With those praises aside, Benson doesn’t particularly strike me as a standout sitcom in terms of being all that special. Aside from Benson’s mile-a-minute verbal sparring with Kraus, there’s nothing about the show that particularly grabs me. I remember catching a few episodes in the ole’ youth, but it wasn’t a show that I especially watched nor remember fondly. Noble’s one-note shtick as the dim bulb governor quickly wore thin and most of the rest of the cast was ordinary at best. At the time, although generally well written, Benson was pretty much another drop in an ocean of sitcoms. It had many of the conventions of sitcoms of the day, being wholesome, fairly safe and teaching more than the occasional life or social lesson. Nevertheless, props should definitely be given to Guillaume for portraying one of the most positive roles for a black man in TV history. He showed that it was okay to watch a smart brother holding things down and maybe get an occasional laugh out of it.
Suspending disbelief that a black guy could get a trusted position in a governor’s mansion in the ’70s is one thing…suspending disbelief that he could get a cab is something else…
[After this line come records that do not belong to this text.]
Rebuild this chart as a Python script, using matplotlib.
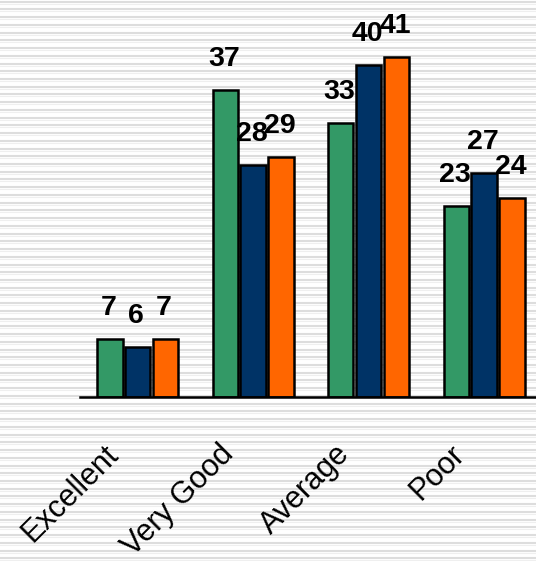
import matplotlib
matplotlib.use("Agg")
import matplotlib.pyplot as plt
from matplotlib.lines import Line2D
from matplotlib.transforms import offset_copy
import numpy as np

categories = ["Excellent", "Very Good", "Average", "Poor"]
series_a = [7, 37, 33, 23]
series_b = [6, 28, 40, 27]
series_c = [7, 29, 41, 24]

colors = ["#339966", "#003366", "#FF6600"]

W, H = 536, 561
fig = plt.figure(figsize=(W / 100, H / 100), dpi=100)
fig.patch.set_facecolor("white")

# striped slide background
period = 7.73
y = 1.7
while y < H:
    fig.add_artist(Line2D([0, 1], [1 - y / H, 1 - y / H], transform=fig.transFigure,
                          color="#dddddd", lw=1.5, zorder=0))
    fig.add_artist(Line2D([0, 1], [1 - (y + 2) / H, 1 - (y + 2) / H], transform=fig.transFigure,
                          color="#efefef", lw=0.8, zorder=0))
    y += period

base_px = 397
ax = fig.add_axes([80 / W, 1 - base_px / H, 1 - 80 / W, base_px / H])
ax.patch.set_alpha(0)
for s in ax.spines.values():
    s.set_visible(False)
ax.set_xlim(-0.5, 3.45)
ax.set_ylim(0, base_px / 8.29)
ax.set_xticks([])
ax.set_yticks([])
ax.axhline(0, color="black", lw=1.8, zorder=3, clip_on=False)

x = np.arange(len(categories))
offsets = [-0.241, 0.0, 0.241]
for vals, off, col in zip([series_a, series_b, series_c], offsets, colors):
    ax.bar(x + off, vals, width=0.22, color=col, edgecolor="black", linewidth=1.8, zorder=2)
    for xi, v in zip(x + off, vals):
        ax.annotate(str(v), (xi, v), xytext=(-1, 17.3), textcoords="offset points",
                    ha="center", va="baseline", fontsize=20.5, fontweight="bold",
                    family="Liberation Sans", color="black", zorder=4)

for i, lab in enumerate(categories):
    tr = offset_copy(ax.get_xaxis_transform(), fig=fig, x=-13, y=-42, units="dots")
    ax.text(i, 0, lab, transform=tr, rotation=45, ha="right", va="top",
            fontsize=22, family="Liberation Sans", color="black")

fig.savefig("out.png", dpi=100)
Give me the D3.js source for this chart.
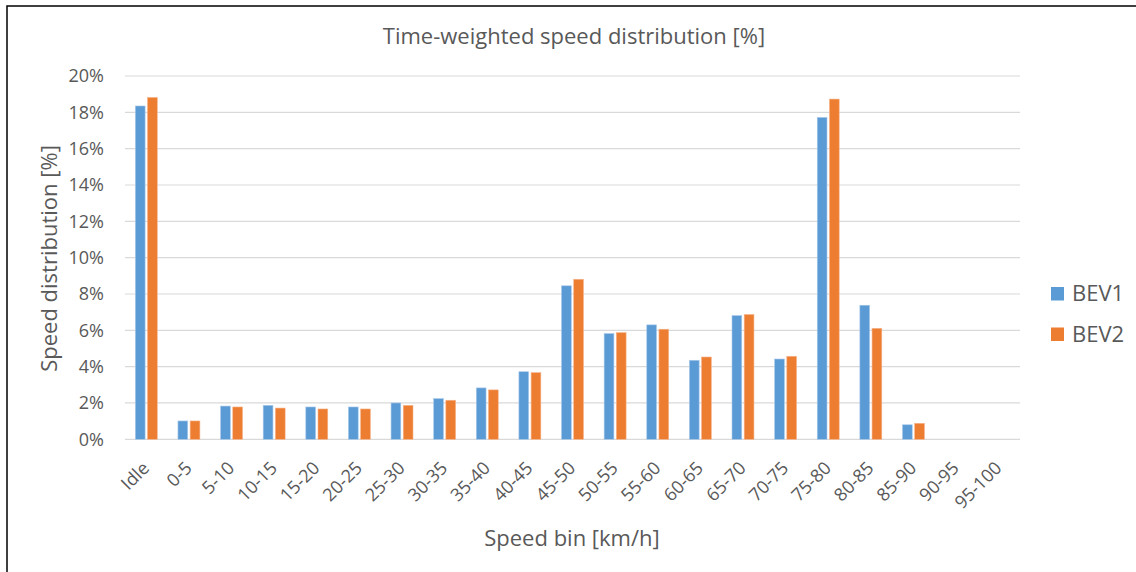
<!DOCTYPE html>
<html>
<head>
<meta charset="utf-8">
<script src="https://cdn.jsdelivr.net/npm/d3@7"></script>
<style>
  body { margin: 0; background: #fff; }
  text { font-family: "Open Sans", sans-serif; fill: #595959; }
</style>
</head>
<body>
<svg id="chart"></svg>
<script>
const categories = ['Idle','0-5','5-10','10-15','15-20','20-25','25-30','30-35','35-40','40-45',
  '45-50','50-55','55-60','60-65','65-70','70-75','75-80','80-85','85-90','90-95','95-100']
const seriesNames = ['BEV1','BEV2']
const bev1 = [18.35,1.01,1.83,1.87,1.78,1.78,2.0,2.24,2.83,3.72,8.45,5.82,6.30,4.35,6.81,4.42,17.72,7.38,0.80,0,0]
const bev2 = [18.82,1.01,1.78,1.72,1.67,1.67,1.87,2.15,2.72,3.67,8.81,5.87,6.06,4.53,6.87,4.57,18.73,6.11,0.88,0,0]
const yTicks = [0,2,4,6,8,10,12,14,16,18,20]
const colors = ['#5b9bd5','#ed7d31']

const width = 1136, height = 572
const plotLeft = 125, plotRight = 1020, plotTop = 76, plotBottom = 439.3

const svg = d3.select('#chart').attr('width',width).attr('height',height)

// frame (only left and top edges are inside the picture)
svg.append('rect').attr('x',7).attr('y',6).attr('width',1140).attr('height',600)
  .attr('fill','none').attr('stroke','#000').attr('stroke-width',1.5)

const x0 = d3.scaleBand().domain(categories).range([plotLeft,plotRight]).paddingInner(0.485).paddingOuter(0.2425)
const x1 = d3.scaleBand().domain(seriesNames).range([0,x0.bandwidth()]).paddingInner(0.2)
const y = d3.scaleLinear().domain([0,20]).range([plotBottom,plotTop])

// gridlines
svg.append('g').selectAll('line').data(yTicks).enter().append('line')
  .attr('x1',plotLeft).attr('x2',plotRight)
  .attr('y1',d=>y(d)).attr('y2',d=>y(d))
  .attr('stroke','#d9d9d9').attr('stroke-width',1.2)

// y axis labels
const yAxis = d3.axisLeft(y).tickValues(yTicks).tickFormat(d=>d+'%').tickSize(0).tickPadding(21)
const yAxisG = svg.append('g').attr('transform',`translate(${plotLeft},0)`).call(yAxis)
yAxisG.select('.domain').remove()
yAxisG.selectAll('text').attr('font-size',18).attr('font-family','"Open Sans", sans-serif').attr('fill','#595959')

// bars
const data = categories.map((c,i)=>({cat:c, values:[bev1[i],bev2[i]]}))
const groups = svg.append('g').selectAll('g').data(data).enter().append('g')
  .attr('transform',d=>`translate(${x0(d.cat)},0)`)
groups.selectAll('rect').data(d=>d.values.map((v,j)=>({name:seriesNames[j],v:v,j:j})))
  .enter().append('rect')
  .attr('x',d=>x1(d.name))
  .attr('width',x1.bandwidth())
  .attr('y',d=>y(d.v))
  .attr('height',d=>plotBottom - y(d.v))
  .attr('fill',d=>colors[d.j])
  .attr('stroke',d=>d.j===0 ? '#a9c9ea' : '#f5b48c')
  .attr('stroke-width',0.6)

// x axis labels
const xAxis = d3.axisBottom(x0).tickSize(0).tickPadding(0)
const xAxisG = svg.append('g').attr('transform',`translate(0,${plotBottom})`).call(xAxis)
xAxisG.select('.domain').remove()
xAxisG.selectAll('text')
  .attr('font-size',18).attr('font-family','"Open Sans", sans-serif').attr('fill','#595959')
  .attr('text-anchor','end').attr('dy',0).attr('y',0)
  .attr('transform','translate(4,30) rotate(-45)')

// title
svg.append('text').attr('x',574).attr('y',43.5).attr('text-anchor','middle')
  .attr('font-size',22).text('Time-weighted speed distribution [%]')

// axis titles
svg.append('text').attr('x',572).attr('y',545.5).attr('text-anchor','middle')
  .attr('font-size',22).text('Speed bin [km/h]')
svg.append('text').attr('transform','translate(57,258.5) rotate(-90)').attr('text-anchor','middle')
  .attr('font-size',22).text('Speed distribution [%]')

// legend
const legend = svg.append('g').selectAll('g').data(seriesNames).enter().append('g')
  .attr('transform',(d,i)=>`translate(1051,${287 + i*40.5})`)
legend.append('rect').attr('width',13).attr('height',13.5).attr('fill',(d,i)=>colors[i])
legend.append('text').attr('x',21).attr('y',14).attr('font-size',22).text(d=>d)
</script>
</body>
</html>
There’re a few goodies to keep you die hard Bensoncoats happy: First of all, there’s a video introduction from Guillaume, who, at 80, is pretty much looking like your old grandpa (if you happen to be black…or adopted) who liked to tell stories of the war and the good ole days. There’s also a 25-minute talking head / recap piece with Guillaume, Noble and producer Tony Thomas called Inside the Governor’s Mansion, where they reminisce over the creation of the series and the execution of the first season. Similarly, there’s a six-minute piece titled Favorites From the First Season, where Guillaume, Noble and Thomas wax nostalgic once again to pick their faves from the inaugural season. A photo gallery rounds out the goodies.